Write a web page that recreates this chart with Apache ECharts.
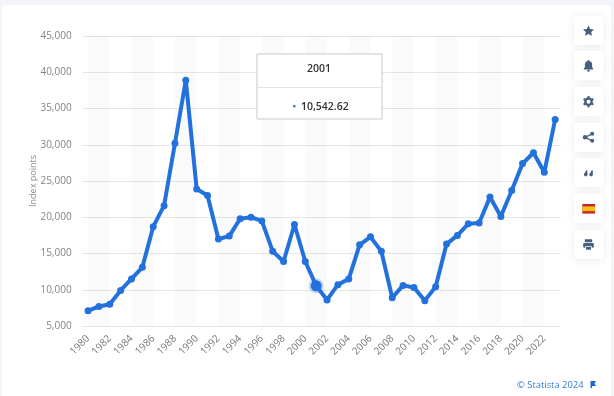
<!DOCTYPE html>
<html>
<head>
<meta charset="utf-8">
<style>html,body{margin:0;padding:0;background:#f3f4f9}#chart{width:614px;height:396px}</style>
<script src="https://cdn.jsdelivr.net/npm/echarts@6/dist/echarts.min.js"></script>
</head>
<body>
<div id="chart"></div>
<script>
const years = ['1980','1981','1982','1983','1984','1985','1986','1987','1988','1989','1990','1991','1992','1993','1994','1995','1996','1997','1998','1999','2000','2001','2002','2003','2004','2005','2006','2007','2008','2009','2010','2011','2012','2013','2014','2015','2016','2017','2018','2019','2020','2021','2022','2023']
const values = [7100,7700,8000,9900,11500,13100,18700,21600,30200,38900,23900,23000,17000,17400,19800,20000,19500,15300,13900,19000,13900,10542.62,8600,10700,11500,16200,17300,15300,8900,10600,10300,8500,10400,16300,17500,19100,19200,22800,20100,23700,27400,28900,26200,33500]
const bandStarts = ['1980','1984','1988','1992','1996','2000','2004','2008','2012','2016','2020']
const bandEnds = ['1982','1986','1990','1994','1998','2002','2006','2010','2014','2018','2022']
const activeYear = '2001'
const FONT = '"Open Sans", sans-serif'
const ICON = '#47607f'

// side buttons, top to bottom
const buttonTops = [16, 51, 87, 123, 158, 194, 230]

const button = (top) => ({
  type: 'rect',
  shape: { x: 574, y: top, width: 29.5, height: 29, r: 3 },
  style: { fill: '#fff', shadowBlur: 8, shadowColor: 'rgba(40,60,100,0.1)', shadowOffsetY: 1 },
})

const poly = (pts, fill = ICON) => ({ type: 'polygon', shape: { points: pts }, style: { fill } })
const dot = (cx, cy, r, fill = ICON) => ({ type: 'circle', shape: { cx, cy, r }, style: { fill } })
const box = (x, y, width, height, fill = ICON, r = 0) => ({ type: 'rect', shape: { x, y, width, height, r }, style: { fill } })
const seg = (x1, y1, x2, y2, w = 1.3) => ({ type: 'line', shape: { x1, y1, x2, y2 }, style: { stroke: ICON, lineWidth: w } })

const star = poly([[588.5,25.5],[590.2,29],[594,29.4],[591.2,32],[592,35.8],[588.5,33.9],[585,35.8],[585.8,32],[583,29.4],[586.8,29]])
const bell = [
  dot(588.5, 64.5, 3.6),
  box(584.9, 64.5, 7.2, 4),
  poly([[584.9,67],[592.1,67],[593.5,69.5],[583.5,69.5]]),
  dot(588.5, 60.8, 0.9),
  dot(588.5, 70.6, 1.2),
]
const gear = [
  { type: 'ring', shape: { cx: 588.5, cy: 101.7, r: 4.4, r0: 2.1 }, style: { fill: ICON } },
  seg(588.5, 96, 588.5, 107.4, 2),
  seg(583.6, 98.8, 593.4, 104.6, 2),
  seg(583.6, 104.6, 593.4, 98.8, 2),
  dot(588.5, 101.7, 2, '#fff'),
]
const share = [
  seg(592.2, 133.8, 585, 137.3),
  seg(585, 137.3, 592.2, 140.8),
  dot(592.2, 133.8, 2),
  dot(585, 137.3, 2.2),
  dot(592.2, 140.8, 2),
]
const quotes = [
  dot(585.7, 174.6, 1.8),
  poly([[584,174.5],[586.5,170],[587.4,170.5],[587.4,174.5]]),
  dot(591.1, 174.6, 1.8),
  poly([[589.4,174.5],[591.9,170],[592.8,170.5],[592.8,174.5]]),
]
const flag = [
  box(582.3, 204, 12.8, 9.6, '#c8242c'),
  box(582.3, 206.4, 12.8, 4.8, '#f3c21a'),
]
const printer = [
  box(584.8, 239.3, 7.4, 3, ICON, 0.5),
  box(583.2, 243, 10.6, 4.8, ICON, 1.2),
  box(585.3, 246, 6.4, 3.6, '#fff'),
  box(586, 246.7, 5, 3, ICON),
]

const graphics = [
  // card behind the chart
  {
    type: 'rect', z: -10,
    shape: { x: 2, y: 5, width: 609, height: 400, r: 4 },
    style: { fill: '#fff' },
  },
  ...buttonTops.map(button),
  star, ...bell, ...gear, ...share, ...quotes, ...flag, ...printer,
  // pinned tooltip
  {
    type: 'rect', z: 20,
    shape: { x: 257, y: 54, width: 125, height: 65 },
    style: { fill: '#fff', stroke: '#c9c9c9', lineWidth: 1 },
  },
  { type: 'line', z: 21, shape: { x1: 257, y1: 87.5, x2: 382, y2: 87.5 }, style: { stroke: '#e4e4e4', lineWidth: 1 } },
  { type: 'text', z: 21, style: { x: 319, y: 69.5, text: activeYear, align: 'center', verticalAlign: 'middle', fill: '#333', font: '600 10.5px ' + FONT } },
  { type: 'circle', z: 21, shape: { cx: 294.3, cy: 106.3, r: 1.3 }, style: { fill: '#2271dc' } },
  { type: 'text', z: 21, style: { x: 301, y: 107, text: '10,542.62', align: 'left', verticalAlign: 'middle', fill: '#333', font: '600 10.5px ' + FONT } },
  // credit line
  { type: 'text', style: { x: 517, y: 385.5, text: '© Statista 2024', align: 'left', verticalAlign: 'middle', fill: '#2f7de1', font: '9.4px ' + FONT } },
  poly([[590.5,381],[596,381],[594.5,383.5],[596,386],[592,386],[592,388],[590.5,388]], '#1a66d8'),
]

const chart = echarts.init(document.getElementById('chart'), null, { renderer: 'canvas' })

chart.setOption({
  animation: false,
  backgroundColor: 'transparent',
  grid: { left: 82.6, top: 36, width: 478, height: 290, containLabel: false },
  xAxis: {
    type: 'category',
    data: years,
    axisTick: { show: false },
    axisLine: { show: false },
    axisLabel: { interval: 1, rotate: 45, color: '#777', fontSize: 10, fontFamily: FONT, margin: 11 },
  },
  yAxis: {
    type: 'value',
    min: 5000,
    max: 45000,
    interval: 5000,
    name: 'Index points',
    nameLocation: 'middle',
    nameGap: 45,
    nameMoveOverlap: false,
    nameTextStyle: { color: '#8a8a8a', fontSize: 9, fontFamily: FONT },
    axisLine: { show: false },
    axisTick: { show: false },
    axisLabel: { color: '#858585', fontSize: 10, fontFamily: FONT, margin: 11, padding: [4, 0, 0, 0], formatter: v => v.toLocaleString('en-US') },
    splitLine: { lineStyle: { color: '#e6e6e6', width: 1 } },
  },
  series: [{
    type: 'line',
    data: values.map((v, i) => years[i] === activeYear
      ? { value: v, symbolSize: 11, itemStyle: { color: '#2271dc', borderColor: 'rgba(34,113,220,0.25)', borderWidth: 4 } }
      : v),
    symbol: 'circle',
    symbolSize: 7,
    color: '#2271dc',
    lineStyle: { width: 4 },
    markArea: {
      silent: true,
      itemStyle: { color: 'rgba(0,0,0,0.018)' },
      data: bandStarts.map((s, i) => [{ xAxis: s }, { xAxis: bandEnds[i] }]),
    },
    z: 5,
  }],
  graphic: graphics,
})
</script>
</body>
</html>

▶ [Directions for this task]: Your task is to restate word for word the lines from the top of the data to the line containing "const seg = (x1, y1, x2, y2, w", both ends included, with every picture left out.

▶ [Task solution]:
Write a web page that recreates this chart with Apache ECharts.
<!DOCTYPE html>
<html>
<head>
<meta charset="utf-8">
<style>html,body{margin:0;padding:0;background:#f3f4f9}#chart{width:614px;height:396px}</style>
<script src="https://cdn.jsdelivr.net/npm/echarts@6/dist/echarts.min.js"></script>
</head>
<body>
<div id="chart"></div>
<script>
const years = ['1980','1981','1982','1983','1984','1985','1986','1987','1988','1989','1990','1991','1992','1993','1994','1995','1996','1997','1998','1999','2000','2001','2002','2003','2004','2005','2006','2007','2008','2009','2010','2011','2012','2013','2014','2015','2016','2017','2018','2019','2020','2021','2022','2023']
const values = [7100,7700,8000,9900,11500,13100,18700,21600,30200,38900,23900,23000,17000,17400,19800,20000,19500,15300,13900,19000,13900,10542.62,8600,10700,11500,16200,17300,15300,8900,10600,10300,8500,10400,16300,17500,19100,19200,22800,20100,23700,27400,28900,26200,33500]
const bandStarts = ['1980','1984','1988','1992','1996','2000','2004','2008','2012','2016','2020']
const bandEnds = ['1982','1986','1990','1994','1998','2002','2006','2010','2014','2018','2022']
const activeYear = '2001'
const FONT = '"Open Sans", sans-serif'
const ICON = '#47607f'

// side buttons, top to bottom
const buttonTops = [16, 51, 87, 123, 158, 194, 230]

const button = (top) => ({
  type: 'rect',
  shape: { x: 574, y: top, width: 29.5, height: 29, r: 3 },
  style: { fill: '#fff', shadowBlur: 8, shadowColor: 'rgba(40,60,100,0.1)', shadowOffsetY: 1 },
})

const poly = (pts, fill = ICON) => ({ type: 'polygon', shape: { points: pts }, style: { fill } })
const dot = (cx, cy, r, fill = ICON) => ({ type: 'circle', shape: { cx, cy, r }, style: { fill } })
const box = (x, y, width, height, fill = ICON, r = 0) => ({ type: 'rect', shape: { x, y, width, height, r }, style: { fill } })
const seg = (x1, y1, x2, y2, w = 1.3) => ({ type: 'line', shape: { x1, y1, x2, y2 }, style: { stroke: ICON, lineWidth: w } })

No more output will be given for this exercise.